In Georgia, the Henrys fought for their flamingos. "The HOA said they would let it go if we paid the attorney fees," said Ellen, 42, a paralegal, of their HOA. "I said if you're going to use an attorney for something that stupid, you pay them." In 2000 she sued and recouped $ 2,200 of the $ 3,400 lien. They moved and now live under a flamingo-friendly HOA.
George Andres, however, isn't going anywhere--not yet. A retired electrician and ex-Marine from Jupiter, Fla., he has spent five years in court--and $ 40,000-- to fly an American flag from a 15-ft. pole in front of his townhouse. An Indian Creek subdivision is suing him to remove the display. Now Andres and his wife, Ann, face foreclosure. "If these people feel the flag is not good, they should pack their bags and get out of town," says Andres, 67, whose stand has made him a folk hero; on Flag Day in 2002, Gov. Jeb Bush visited George's home to present him with a U.S. flag that had flown over the state Capitol. But HOA president Christine Royce says the controversy has nothing to do with patriotism. It's a matter of uniformity and property values. "This is not about the flag," she says. "We're talking about poles."
Andres's home was slated for auction last October, but he won a postponement pending appeal and plans to take his fight to the Supreme Court, if he has to. "The flag George flies is red, white and blue," says his attorney Barry Silver. "Not white. He's not surrendering."
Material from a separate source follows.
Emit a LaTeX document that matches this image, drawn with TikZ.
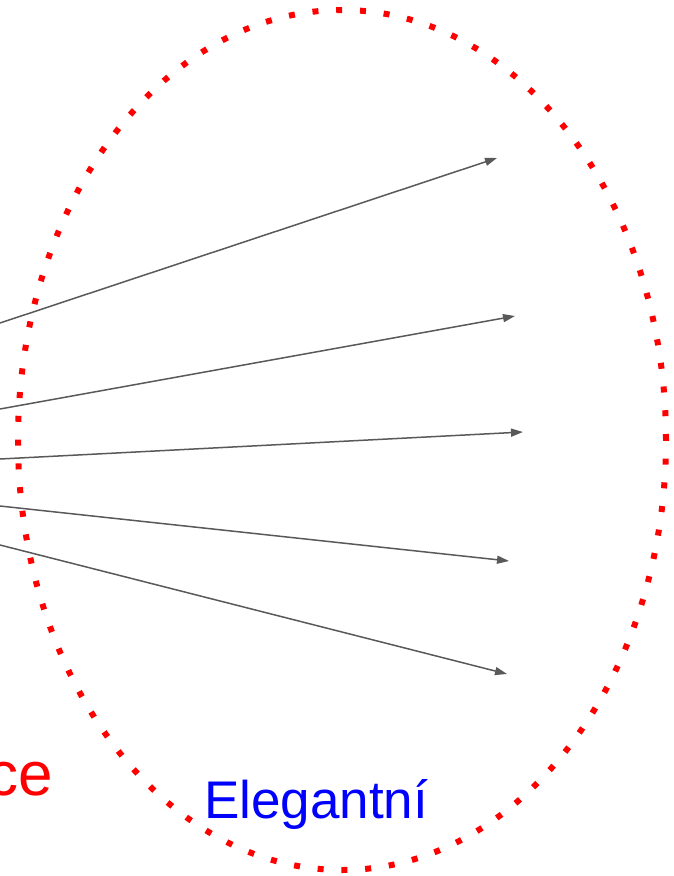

But for some, the battle takes a heavy emotional toll. Defying her HOA, Karon Cave drove through the snow, racking up $ 35,000 in fines. She filed a complaint with the Department of Housing and Urban Development, which sued her HOA, claiming it had violated fair housing law. Good news came when California passed a law forcing the association to plow the road. Now Cave drives freely and things have settled down. "I do have a home of my own, so I can't say I regret everything," she says. "Just today I put flowers in the yard." Uh oh.